Before having your caregiver jump right in and do your dressing change, I would suggest the following:
6a) Videotape the procedure.
On your iPhone, have a friend or your caregiver tape a video of you changing your dressing. The tape can then be watched as many times as it takes for him/her to feel comfortable and familiar with the steps necessary to do a dressing change.
I would also make a video of hooking up to HPN and unhooking from it after the infusion is complete, but not showing all three procedures at once. Start with the dressing change video, and have your caregiver master that first before viewing the next two videos. Your caregiver will have the benefit of starting and stopping the video to ask you questions as they come up.
6b) Write detailed step-by-step instructions for the procedure.
Once your caregiver has seen a dressing change performed on video, the written instructions will likely now make more sense to him/her. These instructions should include all materials needed for the dressing change.
6c) Have your caregiver observe you changing your dressing.
This step will provide repetition and reinforcement of what your caregiver saw on the video and what he/she reads in the step-by-step instructions.
6d) Quiz time!
Perform a dressing change on an action figure or toy doll. It’s better to make mistakes on a toy rather than on the HPN consumer himself/herself.
6e) Test time!
Perform the dressing change on the actual HPN consumer, with his/her guidance and supervision.
IMPORTANT: Steps “A” through “D” are meant for seasoned veteran HPN consumers who want to teach a family member or other caregiver their HPN procedures. If both the consumer and the caregiver are new to HPN, it then might be best to have an experienced and licensed HPN nurse from your infusion company or other HPN clinician teach both of you each step of the dressing change, hooking up to HPN, and unhooking if these procedures weren’t already taught to both of you while you were in the hospital receiving your first course of HPN.

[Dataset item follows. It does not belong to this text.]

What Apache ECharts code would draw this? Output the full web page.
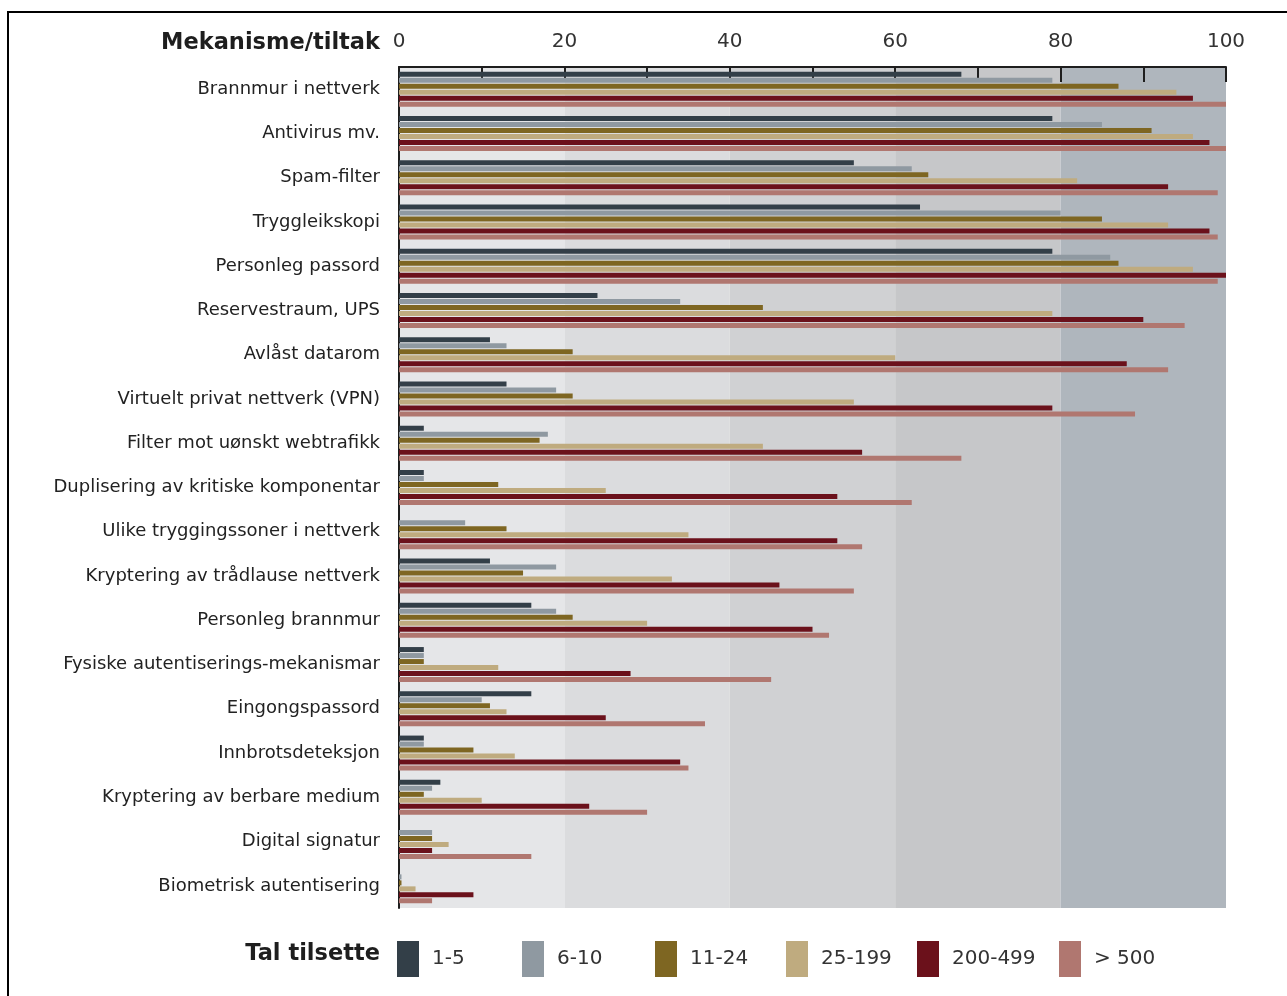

7) Teach your caregiver how to take you off of your infusion pump.
The reason I would suggest teaching your caregiver how to unhook you from your HPN (after your infusion is complete) before teaching him/her how to hook you up to your HPN is that generally speaking, there are fewer steps involved in unhooking from HPN than there are in hooking up to HPN and beginning an infusion. As is the case for Todd’s HPN procedures, unhooking his HPN in the morning involves only five steps, whereas hooking him up to a new infusion in the evening involves 16 separate steps, not including dressing change.
8) Teach your caregiver how to hook you up to your HPN infusion, using the same five-step sequence (A through E) which was used to teach the dressing change step and the procedure for unhooking your HPN after an infusion.
9) Follow up!
In order to benefit from repetition which will make all of this automatic with more practice, retired Nutrishare HPN nurse Marianne Opilla suggests having your “caregiver in training” perform your dressing changes, HPN hookup, and unhooking from HPN every night for an entire week. Then in order to let him/her keep in practice and not forget any steps, have your caregiver do all three of these steps the first Sunday of every month or at some regular interval. Lastly, Marianne recommended teaching your caregiver everything when you are healthy and alert rather than waiting until you have a 103° fever and really do need help.
Above all, when choosing a family member or friend to be your caregiver, consider choosing one who is patient, trustworthy, alert, compassionate, and lastly, has steady hands!